When I test the hardware in audio equipment, I look for the possibility of failure from day to day useage.
As far as Franks equipment, I have not seen it all, but I notice a few things. The earlier Pas 4 preamp chassis had better bracing (from a picture), the later ones, once the top cover's taken off, the whole chassis becomes flimsy.
When you connect the cables (not oversized) to the RCA jacks with the cover off, the whole backplane would bend and get pushed in, that's when the RCA jacks are new and tight. After a few times of jacking in and out, the RCA jacks start lossing their grip, a hundred more times of cable swapping, (of course I stopped right there), the RCA jacks would definitely become loose and cause signal dropout.
As I stated before, I measured the diameter of the center conductor of two types of RCA cables, the radio shack brand, and the monster cable, actually the center conductors on both are about the same size, the shielding on the Monster cable are larger and has tighter grip, but that would only scrap and scratch the plating off the ground of the RCA jack, and has nothing to do with sretching the center contact.

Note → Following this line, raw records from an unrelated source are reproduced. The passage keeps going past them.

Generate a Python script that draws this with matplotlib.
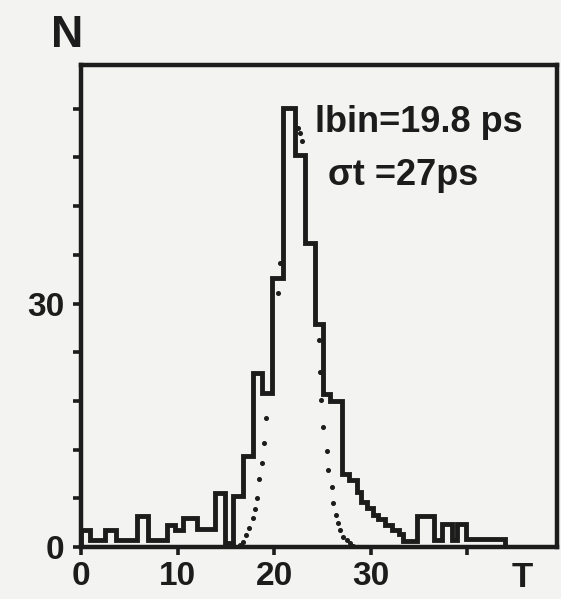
import matplotlib
matplotlib.use("Agg")
import matplotlib.pyplot as plt

# histogram (bin edges in T units, counts N)
edges = [0, 0.93, 2.49, 3.6, 5.77, 6.97, 8.88, 9.74, 10.6, 11.99,
         13.89, 14.92, 15.78, 16.82, 17.85, 18.73, 19.76, 20.88, 22.12, 23.21,
         24.25, 25.11, 25.8, 27.0, 27.8, 28.6, 29.0, 29.6, 30.2, 30.8,
         31.5, 32.2, 32.9, 33.3, 34.8, 36.6, 37.4, 38.4, 38.9, 39.9,
         43.9]
counts = [2.1, 0.9, 2.1, 0.9, 3.8, 0.9, 2.7, 2.1, 3.6, 2.2,
          6.7, 0.5, 6.3, 11.2, 21.5, 19.0, 33.2, 54.1, 48.3, 37.5,
          27.5, 18.8, 18.0, 9.0, 8.2, 6.8, 5.6, 4.8, 4.0, 3.4,
          2.7, 2.1, 1.6, 0.8, 3.8, 0.9, 2.8, 0.9, 2.8, 1.0]

# visible dots of the fitted curve
fit_x = [16.5, 16.82, 17.10, 17.44, 17.79, 18.03, 18.27, 18.48, 18.73, 19.0, 19.17,
         20.45, 20.6, 22.5, 22.7, 22.9,
         24.6, 24.75, 24.9, 25.11, 25.46, 25.63, 25.98, 26.15, 26.42, 26.66,
         26.84, 27.18, 27.53, 27.88, 28.22]
fit_y = [0.25, 0.65, 1.48, 2.31, 3.54, 4.64, 6.0, 8.35, 10.32, 12.86, 15.87,
         31.3, 35.0, 51.6, 51.0, 50.0,
         25.5, 21.6, 18.1, 14.8, 11.8, 9.5, 7.4, 5.4, 3.9, 2.9,
         2.1, 1.27, 0.86, 0.46, 0.16]

xticks = [0, 10, 20, 30, 40]
xlabels = ["0", "10", "20", "30", ""]
yticks = [0, 6, 12, 18, 24, 30, 36, 42, 48, 54]
ylabels = ["0", "", "", "", "", "30", "", "", "", ""]

ink = "#1c1c1c"
paper = "#f3f3f1"
font = "Liberation Sans"

fig = plt.figure(figsize=(5.61, 5.99), dpi=100, facecolor=paper)
ax = fig.add_axes([0.1444, 0.0868, 0.8485, 0.8047], facecolor=paper)

ax.stairs(counts, edges, color=ink, lw=3.5, baseline=0)
ax.plot(fit_x, fit_y, ls="none", marker="o", ms=2.6, color=ink)

ax.set_xlim(0, 49.3)
ax.set_ylim(0, 59.4)
for s in ax.spines.values():
    s.set_linewidth(3.2)
    s.set_color(ink)

ax.set_xticks(xticks, xlabels)
ax.set_yticks(yticks, ylabels)
ax.tick_params(axis="both", direction="out", length=6, width=2.6, color=ink,
               labelcolor=ink, labelsize=24, pad=6)
ax.tick_params(axis="x", pad=4)
for lab in ax.get_xticklabels() + ax.get_yticklabels():
    lab.set_fontfamily(font)
    lab.set_fontweight("bold")

ax.text(45.7, -0.03, "T", transform=ax.get_xaxis_transform(), ha="center",
        va="top", fontsize=25, fontweight="bold", family=font, color=ink)
fig.text(0.12, 0.94, "N", ha="center", va="center", fontsize=32,
         fontweight="bold", family=font, color=ink)

ax.text(0.492, 0.861, "lbin=19.8 ps", transform=ax.transAxes, ha="left",
        va="baseline", fontsize=26, fontweight="bold", family=font, color=ink)
ax.text(0.519, 0.751, "\u03c3t =27ps", transform=ax.transAxes, ha="left",
        va="baseline", fontsize=26, fontweight="bold", family=font, color=ink)

fig.savefig("out.png", dpi=100, facecolor=paper)
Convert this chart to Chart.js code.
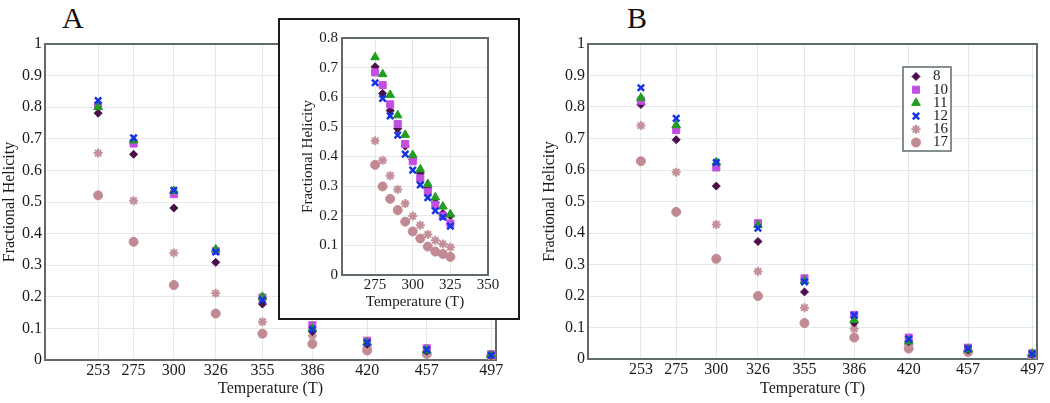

If once you connect the cables to the AVA RCA jacks and leave them alone, it'll probably be OK.
The Fetvalve amp chassis are based on the similiar design as the preamp, but with heavier gauge steel, so it appears to be stronger.
If you do the hardware reliability test on a Krell and AVA, Krell would win.
Speaking as from a consumer's point of view, I would be more than happy to pay for the extra $ to get better RCA jacks, heavy duty switches, and better bracing on the chassis. Will these extra items make the equipment sound any better? Probably not, but the pride of ownership is what counts.
I don't want to hear anything like "why don't you spend thousands more and buy a Krell then?", My question to you is "why not spend a few more dollars and make AVA a better product?"